Wednesday, February 14, 2007

Star Star**

"Star Star teach me how to shine shine
Teach me so I know what's going on in your mind
'Cause I don't understand these people
Who say the hill's too steep
Well, they talk and talk forever
But they just never climb ..."

I get a lot of ideas. I come up with a lot of plans. Some of these I try to put to work, others sit idly on a shelf. I sometimes worry that I just like to talk about rather than tackle certain challenges. As I wrote before, if there's a potential roadblock that I can't see my way around or figure a way over, I back away from the attempt. I talk about climbing the hill but I remain at the bottom looking up. I hate that. There are many things I charge into, thinking that even if I don't know exactly what I'm doing I can figure it out as I go along. Lately, I seem to have made a pact with myself to try more, attempt more, embrace more. But still, there are hills.
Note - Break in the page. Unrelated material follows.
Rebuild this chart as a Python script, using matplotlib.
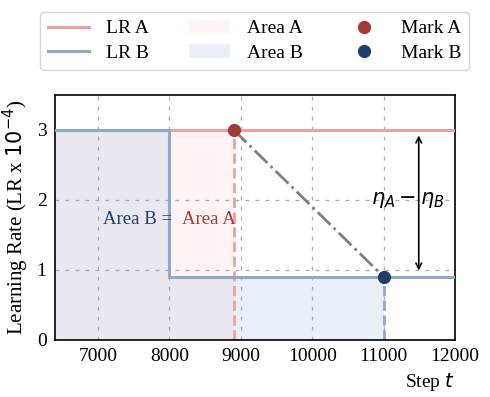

Over a year ago, I learned that I may be eligible for a dual citizenship with Ireland. I cannot describe the excitement that I felt when my mother told me it looked like I qualify. It wouldn't be a slam dunk but there was a pretty good shot. I did a lot of research, asked a lot of questions of family, got my game plan in order and a year later I still see that pile of research, untouched and collecting dust, under a pile of books by my bed. I wondered why it sat there. Even as I write this I can still feel that initial excitement in my chest, along with the sense of disappointment in my gut that I've done nothing, and yet I'm still just talking about it. I realized recently that if there's something I really want but I can't control or help affect the potential answer or outcome, I sometimes will shy away. Because I don't want the crushing disappointment of being told "no." But you know what's also really disappointing? Being asked by friends what's the latest with the dual citizenship quest and admitting to them, and myself, I've done nothing at all.

Perhaps being denied something I really want would be disheartening, but that might prove better than never knowing at all. At least then I’ll know I attempted to climb the hill rather than talk and talk forever.